§ WRITTEN TASK: Below are entries; repeat exactly, and nothing else, the lines from the one holding "What Chart.js code" through the one holding "const yMin = -500, yMax = 3500, yStep = 500;", inclusive. Leave the pictures out.

§ DATASET EXTRACT:
★ ★ ★ ★

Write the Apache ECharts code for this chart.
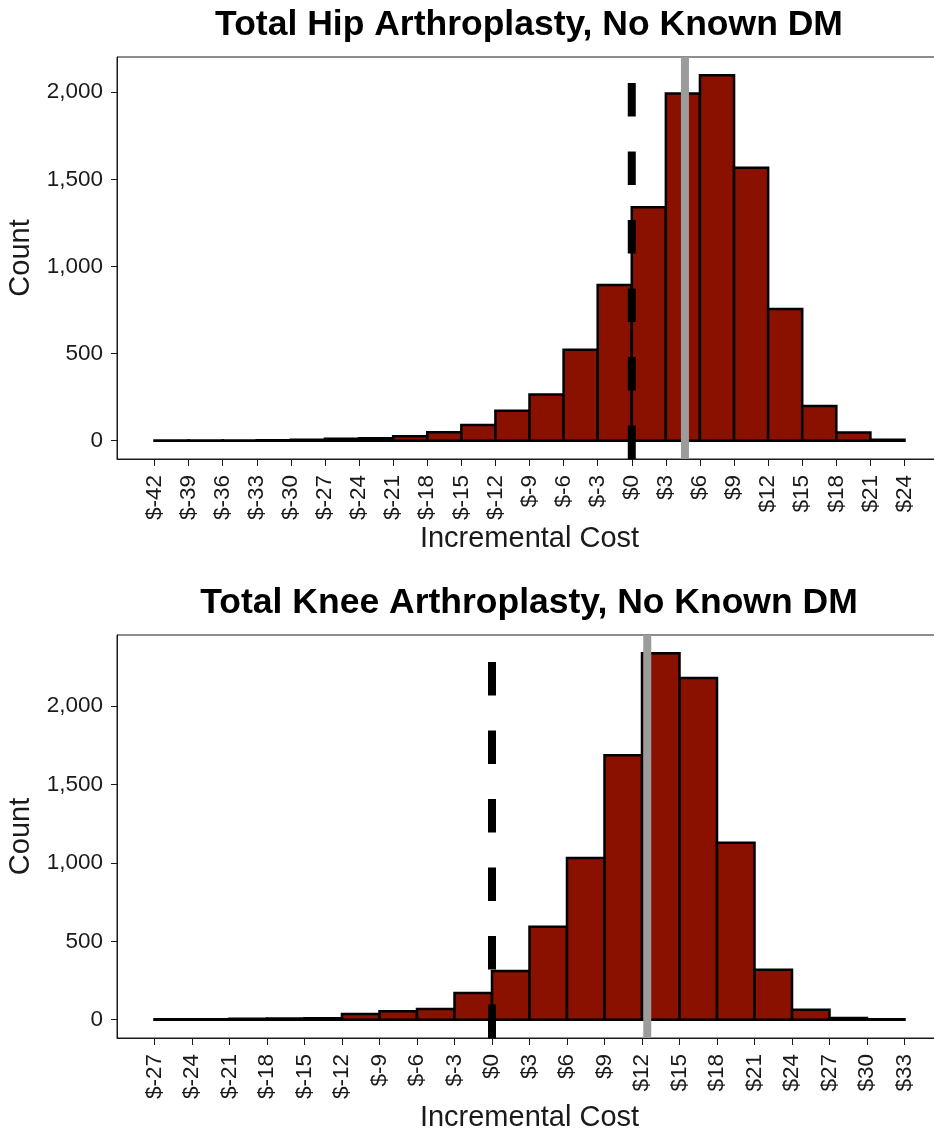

★ ★ ★ ★

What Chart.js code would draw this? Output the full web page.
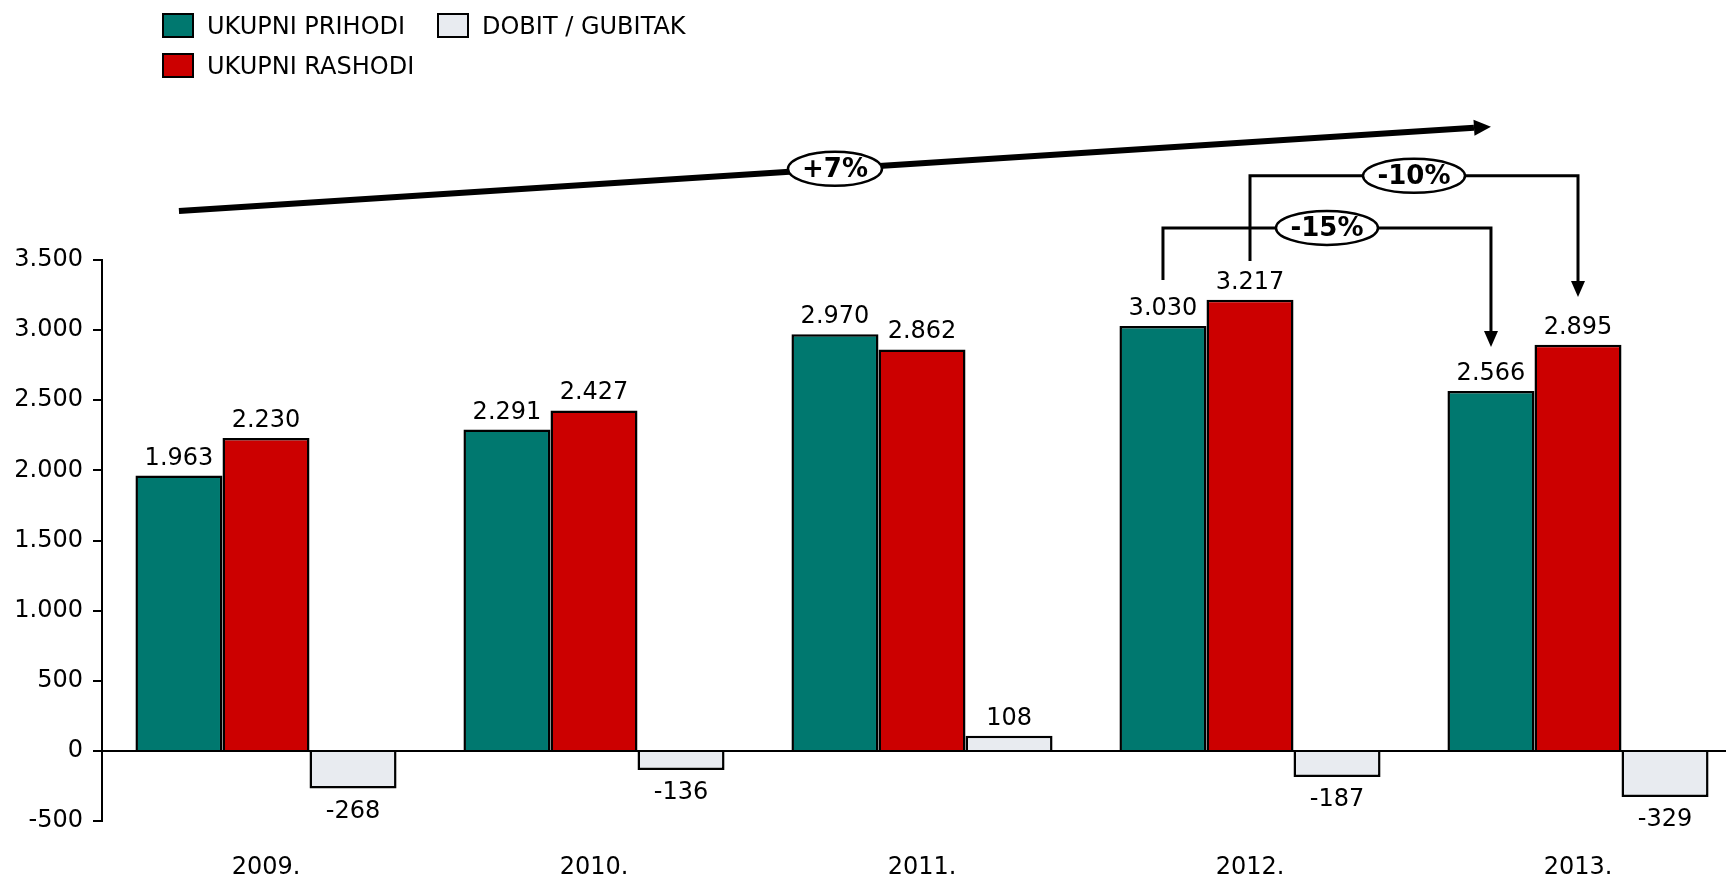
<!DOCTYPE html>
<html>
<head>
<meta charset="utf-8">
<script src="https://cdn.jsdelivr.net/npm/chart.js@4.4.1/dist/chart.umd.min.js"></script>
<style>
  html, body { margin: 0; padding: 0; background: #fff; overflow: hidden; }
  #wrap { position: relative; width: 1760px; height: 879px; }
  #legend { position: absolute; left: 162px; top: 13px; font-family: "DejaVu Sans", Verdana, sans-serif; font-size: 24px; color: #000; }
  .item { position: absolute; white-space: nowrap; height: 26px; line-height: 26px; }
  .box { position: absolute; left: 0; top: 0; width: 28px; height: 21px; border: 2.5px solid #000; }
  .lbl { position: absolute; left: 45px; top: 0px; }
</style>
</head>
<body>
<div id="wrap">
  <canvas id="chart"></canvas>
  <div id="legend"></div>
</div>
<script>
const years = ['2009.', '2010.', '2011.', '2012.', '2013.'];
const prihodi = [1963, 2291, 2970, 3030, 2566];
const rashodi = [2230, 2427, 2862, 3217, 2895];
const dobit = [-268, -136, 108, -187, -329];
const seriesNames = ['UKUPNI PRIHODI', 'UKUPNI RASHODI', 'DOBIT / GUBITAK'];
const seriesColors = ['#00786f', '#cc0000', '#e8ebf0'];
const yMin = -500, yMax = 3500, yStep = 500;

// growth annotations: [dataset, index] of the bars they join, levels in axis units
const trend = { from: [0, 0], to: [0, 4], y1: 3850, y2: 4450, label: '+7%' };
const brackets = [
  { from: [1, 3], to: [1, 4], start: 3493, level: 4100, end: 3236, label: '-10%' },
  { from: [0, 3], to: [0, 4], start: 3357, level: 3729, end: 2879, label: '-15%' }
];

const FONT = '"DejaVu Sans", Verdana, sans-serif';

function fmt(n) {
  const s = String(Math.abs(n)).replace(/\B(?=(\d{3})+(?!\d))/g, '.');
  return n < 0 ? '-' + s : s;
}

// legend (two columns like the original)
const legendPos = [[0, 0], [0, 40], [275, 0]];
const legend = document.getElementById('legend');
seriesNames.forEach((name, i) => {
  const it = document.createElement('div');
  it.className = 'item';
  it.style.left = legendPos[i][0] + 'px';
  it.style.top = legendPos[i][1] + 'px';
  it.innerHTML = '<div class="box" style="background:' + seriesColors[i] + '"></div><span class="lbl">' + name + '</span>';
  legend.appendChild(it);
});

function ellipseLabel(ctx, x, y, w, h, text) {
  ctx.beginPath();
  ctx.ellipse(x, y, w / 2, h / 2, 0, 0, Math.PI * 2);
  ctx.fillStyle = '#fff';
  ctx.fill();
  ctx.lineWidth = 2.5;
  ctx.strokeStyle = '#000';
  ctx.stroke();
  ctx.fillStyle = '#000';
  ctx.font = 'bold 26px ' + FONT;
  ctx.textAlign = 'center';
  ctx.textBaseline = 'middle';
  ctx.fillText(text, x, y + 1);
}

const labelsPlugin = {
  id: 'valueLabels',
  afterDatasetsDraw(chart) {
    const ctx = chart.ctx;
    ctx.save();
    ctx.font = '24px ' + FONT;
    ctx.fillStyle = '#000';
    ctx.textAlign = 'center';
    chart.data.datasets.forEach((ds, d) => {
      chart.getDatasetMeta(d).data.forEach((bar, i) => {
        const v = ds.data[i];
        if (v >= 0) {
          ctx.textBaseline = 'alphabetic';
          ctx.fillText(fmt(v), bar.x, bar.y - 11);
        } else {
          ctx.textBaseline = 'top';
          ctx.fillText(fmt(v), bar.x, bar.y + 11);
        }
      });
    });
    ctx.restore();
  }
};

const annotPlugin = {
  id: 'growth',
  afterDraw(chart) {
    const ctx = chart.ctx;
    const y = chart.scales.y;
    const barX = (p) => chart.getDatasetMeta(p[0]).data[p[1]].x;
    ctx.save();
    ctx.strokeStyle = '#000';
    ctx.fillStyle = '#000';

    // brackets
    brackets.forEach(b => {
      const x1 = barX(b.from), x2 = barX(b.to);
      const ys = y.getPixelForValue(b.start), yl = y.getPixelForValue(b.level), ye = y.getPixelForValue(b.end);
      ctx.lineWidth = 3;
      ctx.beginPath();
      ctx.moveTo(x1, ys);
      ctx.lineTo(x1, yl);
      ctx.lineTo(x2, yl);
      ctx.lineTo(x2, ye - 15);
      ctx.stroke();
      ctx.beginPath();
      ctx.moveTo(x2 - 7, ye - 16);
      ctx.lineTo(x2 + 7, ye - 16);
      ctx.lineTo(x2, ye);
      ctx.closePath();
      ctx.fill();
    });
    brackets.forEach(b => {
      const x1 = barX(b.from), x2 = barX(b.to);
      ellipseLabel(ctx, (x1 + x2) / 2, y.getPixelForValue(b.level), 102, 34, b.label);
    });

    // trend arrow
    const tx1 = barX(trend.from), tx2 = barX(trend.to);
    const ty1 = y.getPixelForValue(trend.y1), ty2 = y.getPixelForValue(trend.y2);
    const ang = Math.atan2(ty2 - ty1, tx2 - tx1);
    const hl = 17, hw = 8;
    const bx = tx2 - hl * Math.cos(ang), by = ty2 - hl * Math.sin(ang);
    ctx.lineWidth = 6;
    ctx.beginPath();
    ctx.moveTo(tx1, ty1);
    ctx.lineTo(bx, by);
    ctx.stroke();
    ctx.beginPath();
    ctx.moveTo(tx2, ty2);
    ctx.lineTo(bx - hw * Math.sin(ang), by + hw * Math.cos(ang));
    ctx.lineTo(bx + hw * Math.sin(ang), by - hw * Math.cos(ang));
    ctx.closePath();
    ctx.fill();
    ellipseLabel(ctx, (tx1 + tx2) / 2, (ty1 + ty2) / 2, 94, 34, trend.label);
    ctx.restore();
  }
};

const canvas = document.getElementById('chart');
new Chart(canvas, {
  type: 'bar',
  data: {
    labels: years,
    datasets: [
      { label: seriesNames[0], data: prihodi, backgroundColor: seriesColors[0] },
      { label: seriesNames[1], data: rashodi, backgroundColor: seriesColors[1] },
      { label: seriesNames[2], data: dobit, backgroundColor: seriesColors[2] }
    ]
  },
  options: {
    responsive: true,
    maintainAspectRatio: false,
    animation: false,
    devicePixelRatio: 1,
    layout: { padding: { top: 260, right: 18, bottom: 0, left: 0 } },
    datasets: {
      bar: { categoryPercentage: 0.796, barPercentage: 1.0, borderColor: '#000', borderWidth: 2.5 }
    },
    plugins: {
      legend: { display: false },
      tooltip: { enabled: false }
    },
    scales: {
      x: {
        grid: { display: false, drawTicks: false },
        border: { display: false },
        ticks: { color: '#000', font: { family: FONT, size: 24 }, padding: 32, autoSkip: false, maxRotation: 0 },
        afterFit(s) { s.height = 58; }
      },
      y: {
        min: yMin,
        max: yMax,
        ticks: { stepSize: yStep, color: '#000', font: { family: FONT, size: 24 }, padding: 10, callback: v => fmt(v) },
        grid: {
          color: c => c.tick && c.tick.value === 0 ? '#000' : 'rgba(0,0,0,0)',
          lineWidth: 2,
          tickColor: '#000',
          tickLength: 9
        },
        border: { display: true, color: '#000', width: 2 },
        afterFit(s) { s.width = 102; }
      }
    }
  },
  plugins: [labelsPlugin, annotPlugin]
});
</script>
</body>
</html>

★ ★ ★ ★

§ REPLY:
What Chart.js code would draw this? Output the full web page.
<!DOCTYPE html>
<html>
<head>
<meta charset="utf-8">
<script src="https://cdn.jsdelivr.net/npm/chart.js@4.4.1/dist/chart.umd.min.js"></script>
<style>
  html, body { margin: 0; padding: 0; background: #fff; overflow: hidden; }
  #wrap { position: relative; width: 1760px; height: 879px; }
  #legend { position: absolute; left: 162px; top: 13px; font-family: "DejaVu Sans", Verdana, sans-serif; font-size: 24px; color: #000; }
  .item { position: absolute; white-space: nowrap; height: 26px; line-height: 26px; }
  .box { position: absolute; left: 0; top: 0; width: 28px; height: 21px; border: 2.5px solid #000; }
  .lbl { position: absolute; left: 45px; top: 0px; }
</style>
</head>
<body>
<div id="wrap">
  <canvas id="chart"></canvas>
  <div id="legend"></div>
</div>
<script>
const years = ['2009.', '2010.', '2011.', '2012.', '2013.'];
const prihodi = [1963, 2291, 2970, 3030, 2566];
const rashodi = [2230, 2427, 2862, 3217, 2895];
const dobit = [-268, -136, 108, -187, -329];
const seriesNames = ['UKUPNI PRIHODI', 'UKUPNI RASHODI', 'DOBIT / GUBITAK'];
const seriesColors = ['#00786f', '#cc0000', '#e8ebf0'];
const yMin = -500, yMax = 3500, yStep = 500;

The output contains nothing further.